Thread: Re: micro-optimize nbtcompare.c routines

Re: micro-optimize nbtcompare.c routines

From
Nathan Bossart
Date:
On Fri, Sep 27, 2024 at 02:50:13PM +1200, David Rowley wrote:
> I had been looking at [1] (which I've added your version to now). I
> had been surprised to see gcc emitting different code for the first 3
> versions. Clang does a better job at figuring out they all do the same
> thing and emitting the same code for each.

Interesting.

> I played around with the attached (hacked up) qsort.c to see if there
> was any difference.  Likely function call overhead kills the
> performance anyway. There does not seem to be much difference between
> them. I've not tested with an inlined comparison function.

I'd expect worse performance with the branchless routines for the inlined
case.  However, I recall that clang was able to optimize med3() as well as
it can with the branching routines, so that may not always be true.

> Looking at your version, it doesn't look like there's any sort of
> improvement in terms of the instructions.
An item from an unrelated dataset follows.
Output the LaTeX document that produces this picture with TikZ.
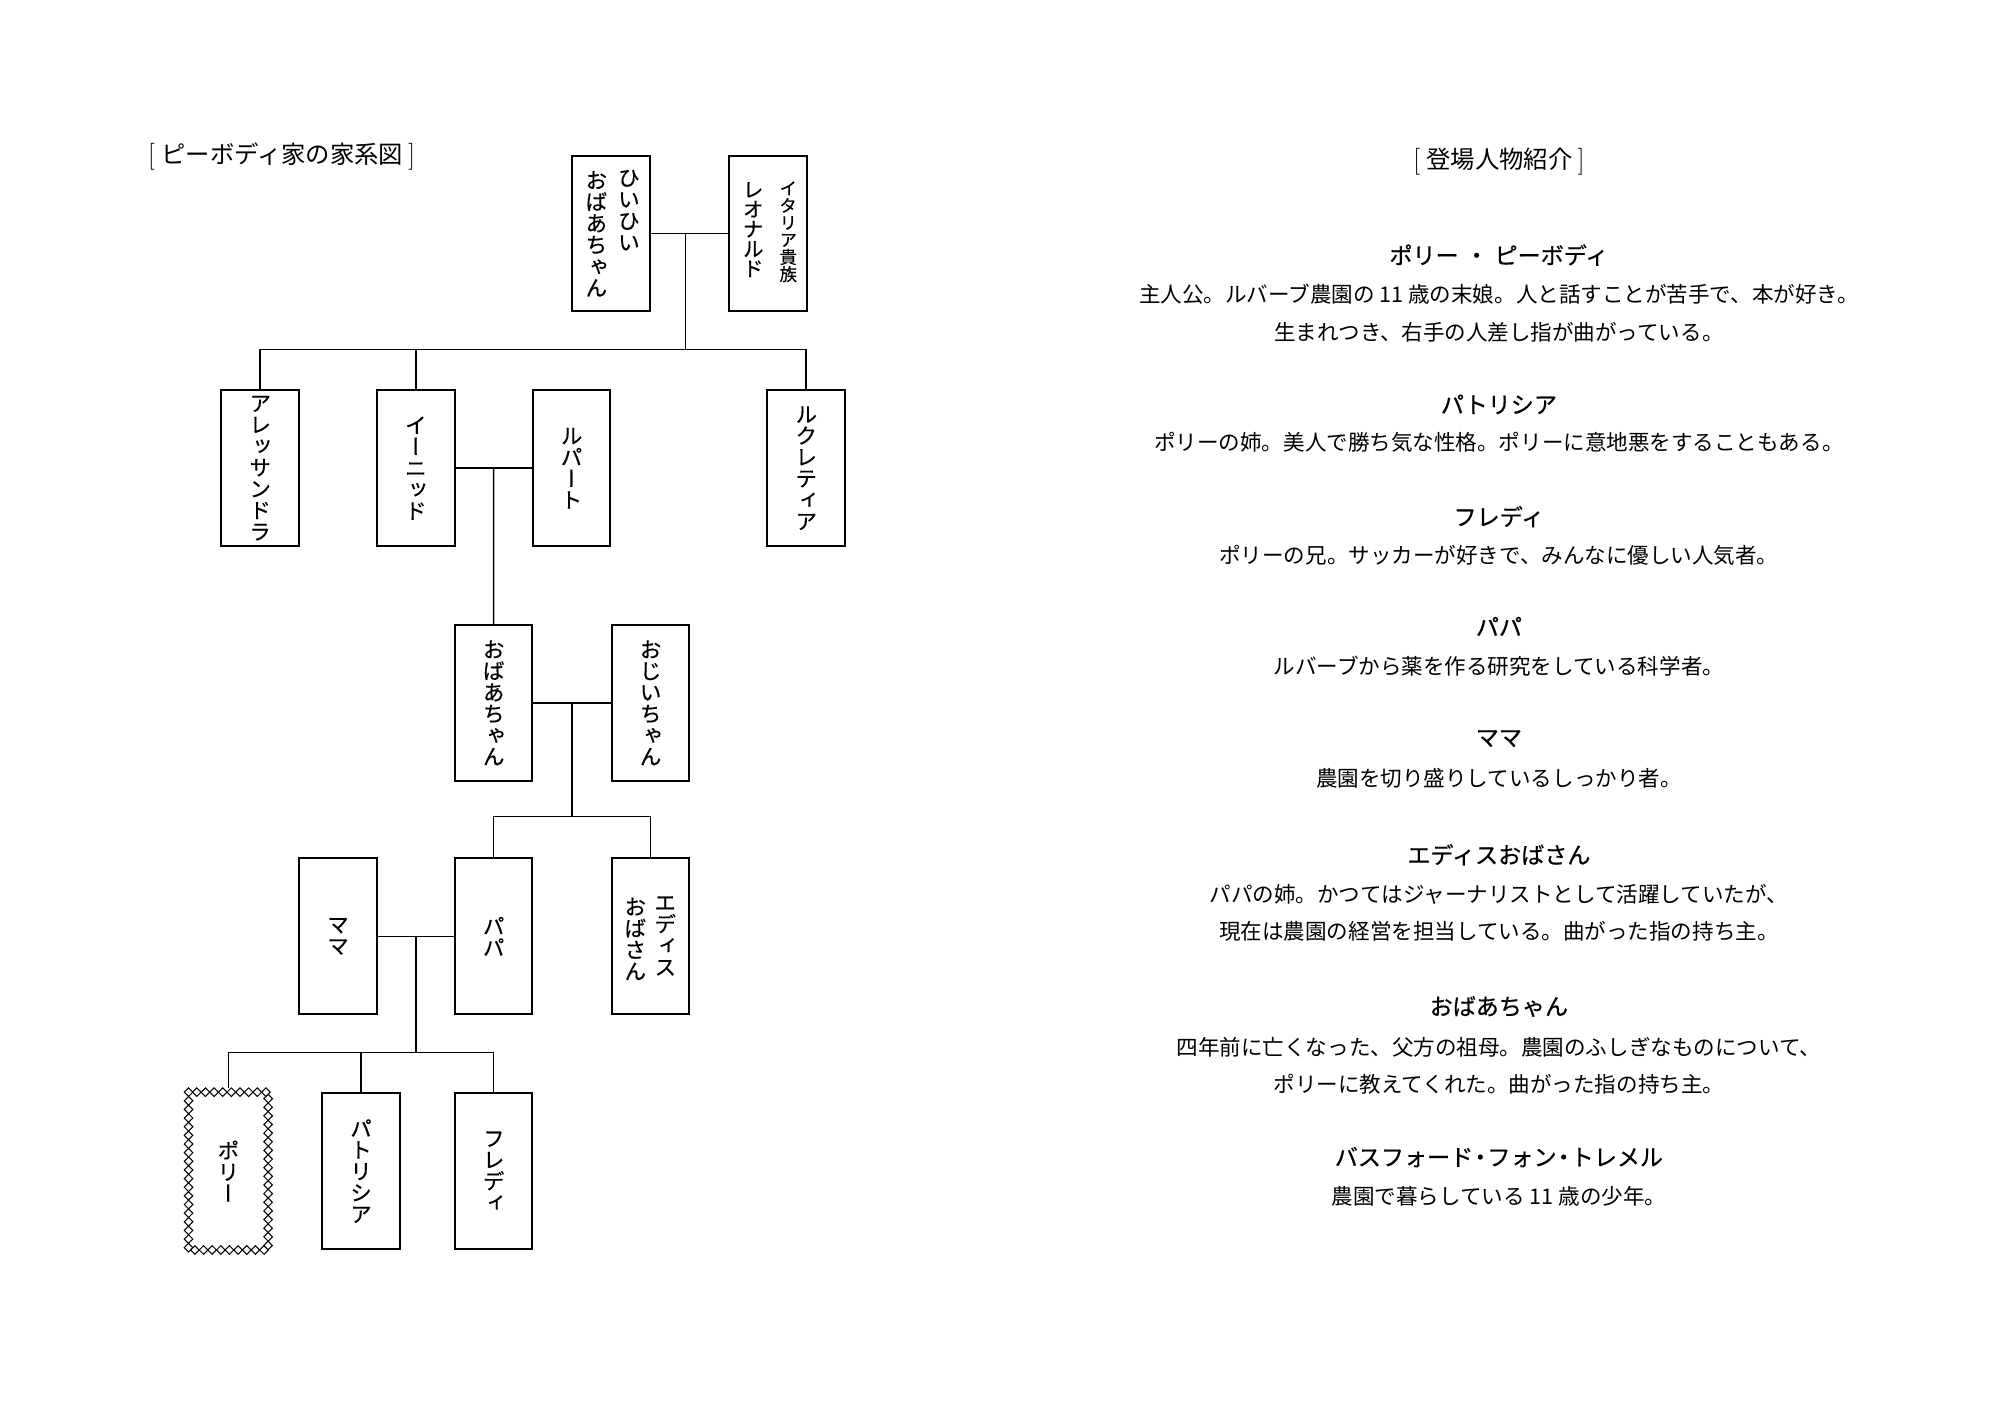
\documentclass[tikz,border=0pt]{standalone}
\usepackage{fontspec}
\usetikzlibrary{calc,decorations.markings}
\newfontfamily\jp{Noto Sans CJK JP}
\newfontfamily\jph[FakeBold=0.6]{Noto Sans CJK JP}
\newfontfamily\jpv[RawFeature=+vert,FakeBold=0.35]{Noto Sans CJK JP}
\newcommand\vf[2]{\jpv\fontsize{#1}{#2}\selectfont\lineskiplimit-30pt\relax}
\newcommand\lb{{\rmfamily\fontsize{21}{22}\selectfont[}\hspace{5pt}}
\newcommand\rb{\hspace{4pt}{\rmfamily\fontsize{21}{22}\selectfont]}}
\tikzset{
  pbox/.style={draw, line width=1.6pt, minimum width=60.5pt, minimum height=121.5pt, inner sep=0pt,
     font=\vf{17}{16.7}, align=center},
  vcol/.style={inner sep=0pt, anchor=north, align=center, font=\vf{17}{16.8}},
  conn/.style={line width=1.25pt},
  diamondchain/.style={decorate, decoration={markings,
     mark=between positions 0 and 1 step 6.74pt with {\draw[line width=0.8pt, fill=white] (-3.37,0)--(0,3.37)--(3.37,0)--(0,-3.37)--cycle;}}},
  ttl/.style={font=\jp\fontsize{19}{21}\selectfont, inner sep=0pt},
  head/.style={font=\jph\fontsize{18}{20}\selectfont, inner sep=0pt},
  body/.style={font=\jp\fontsize{16.8}{29}\selectfont, align=center, inner sep=0pt},
}
\begin{document}
\begin{tikzpicture}[x=0.995pt,y=-0.995pt]
\useasboundingbox[fill=white] (0,0) rectangle (1567.8,1114.6);
% title
\node[ttl, anchor=west] (title) at (116,123) {\lb ピーボディ家の家系図\rb};
% level 1
\node[pbox] (hb) at (479,183) {};
\node[vcol] (hb1) at (493,133) {ひ\\い\\ひ\\い};
\node[vcol] (hb2) at (467.5,134) {お\\ば\\あ\\ち\\ゃ\\ん};
\node[pbox] (leo) at (602,183) {};
\node[vcol, font=\vf{13.6}{13.4}] (leo1) at (617.9,142) {イ\\タ\\リ\\ア\\貴\\族};
\node[vcol, font=\vf{16.3}{15.4}] (leo2) at (590.4,142.5) {レ\\オ\\ナ\\ル\\ド};
% level 2
\node[pbox] (alex) at (204,367) {ア\\レ\\ッ\\サ\\ン\\ド\\ラ};
\node[pbox] (enid) at (326,367) {イ\\ー\\ニ\\ッ\\ド};
\node[pbox] (rup) at (448,367) {ル\\パ\\ー\\ト};
\node[pbox] (luc) at (632,367) {ル\\ク\\レ\\テ\\ィ\\ア};
% level 3
\node[pbox] (gma) at (387,551) {お\\ば\\あ\\ち\\ゃ\\ん};
\node[pbox] (gpa) at (510,551) {お\\じ\\い\\ち\\ゃ\\ん};
% level 4
\node[pbox] (mama) at (265,734) {マ\\マ};
\node[pbox] (papa) at (387,734) {パ\\パ};
\node[pbox] (edith) at (510,734) {};
\node[vcol] (ed1) at (521.5,702.5) {エ\\デ\\ィ\\ス};
\node[vcol] (ed2) at (498,703.5) {お\\ば\\さ\\ん};
% level 5
\node[pbox, draw=none] (polly) at (179,918) {ポ\\リ\\ー};
\node[pbox] (pat) at (283,918) {パ\\ト\\リ\\シ\\ア};
\node[pbox] (fred) at (387,918) {フ\\レ\\デ\\ィ};
\path[diamondchain] (polly.north west) rectangle (polly.south east);
% connectors level1 -> level2
\coordinate (m1) at ($(hb.east)!0.45!(leo.west)$);
\coordinate (b1) at (m1 |- 0,274);
\draw[conn] (hb.east) -- (leo.west);
\draw[conn] (m1) -- (b1);
\draw[conn] (alex.north) -- (alex.north |- b1) -- (luc.north |- b1) -- (luc.north);
\draw[conn] (enid.north) -- (enid.north |- b1);
% enid + rupert -> grandma
\coordinate (m2) at ($(enid.east)!0.5!(rup.west)$);
\draw[conn] (enid.east) -- (rup.west);
\draw[conn] (m2) -- (gma.north);
% grandma + grandpa -> papa, edith
\coordinate (m3) at ($(gma.east)!0.5!(gpa.west)$);
\coordinate (b3) at (m3 |- 0,640);
\draw[conn] (gma.east) -- (gpa.west);
\draw[conn] (m3) -- (b3);
\draw[conn] (papa.north) -- (papa.north |- b3) -- (edith.north |- b3) -- (edith.north);
% mama + papa -> children
\coordinate (m4) at ($(mama.east)!0.5!(papa.west)$);
\coordinate (b4) at (m4 |- 0,825);
\draw[conn] (mama.east) -- (papa.west);
\draw[conn] (m4) -- (b4);
\coordinate (ptop) at ($(polly.north)+(0,-3)$);
\draw[conn] (ptop) -- (ptop |- b4) -- (fred.north |- b4) -- (fred.north);
\draw[conn] (pat.north) -- (pat.north |- b4);
% right side
\def\cx{1175}
\node[ttl] (t2) at (\cx,127) {\lb 登場人物紹介\rb};
\node[head] (h1) at (\cx,200) {ポリー\hspace{5pt}・\hspace{5pt}ピーボディ};
\node[body] (p1) at (\cx,245.5) {主人公。ルバーブ農園の 11 歳の末娘。人と話すことが苦手で、本が好き。\\生まれつき、右手の人差し指が曲がっている。};
\node[head] (h2) at (\cx,317) {パトリシア};
\node[body] (p2) at (\cx,347) {ポリーの姉。美人で勝ち気な性格。ポリーに意地悪をすることもある。};
\node[head] (h3) at (\cx,405) {フレディ};
\node[body] (p3) at (\cx,435) {ポリーの兄。サッカーが好きで、みんなに優しい人気者。};
\node[head] (h4) at (\cx,491) {パパ};
\node[body] (p4) at (\cx,522) {ルバーブから薬を作る研究をしている科学者。};
\node[head] (h5) at (\cx,579) {ママ};
\node[body] (p5) at (\cx,610) {農園を切り盛りしているしっかり者。};
\node[head] (h6) at (\cx,670) {エディスおばさん};
\node[body] (p6) at (\cx,715.5) {パパの姉。かつてはジャーナリストとして活躍していたが、\\現在は農園の経営を担当している。曲がった指の持ち主。};
\node[head] (h7) at (\cx,789) {おばあちゃん};
\node[body] (p7) at (\cx,835.5) {四年前に亡くなった、父方の祖母。農園のふしぎなものについて、\\ポリーに教えてくれた。曲がった指の持ち主。};
\node[head] (h8) at (\cx,907) {バスフォード\makebox[11pt]{・}フォン\makebox[11pt]{・}トレメル};
\node[body] (p8) at (\cx,938) {農園で暮らしている 11 歳の少年。};
\end{tikzpicture}
\end{document}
Certainly, for clang, it's
> worse as it adds a shift left instruction and an additional compare.
> No jumps, at least.

I think I may have forgotten to add -O2 when I was inspecting this code
with godbolt.org earlier.  *facepalm*  The different versions look pretty
comparable with that added.

> What's your reasoning for returning INT_MIN and INT_MAX?

That's just for the compile option added by commit c87cb5f, which IIUC is
intended to test that we correctly handle comparisons that return INT_MIN.

-- 
nathan



Re: micro-optimize nbtcompare.c routines

From
Nathan Bossart
Date:
I've marked this one as Withdrawn.  Apologies for the noise.

-- 
nathan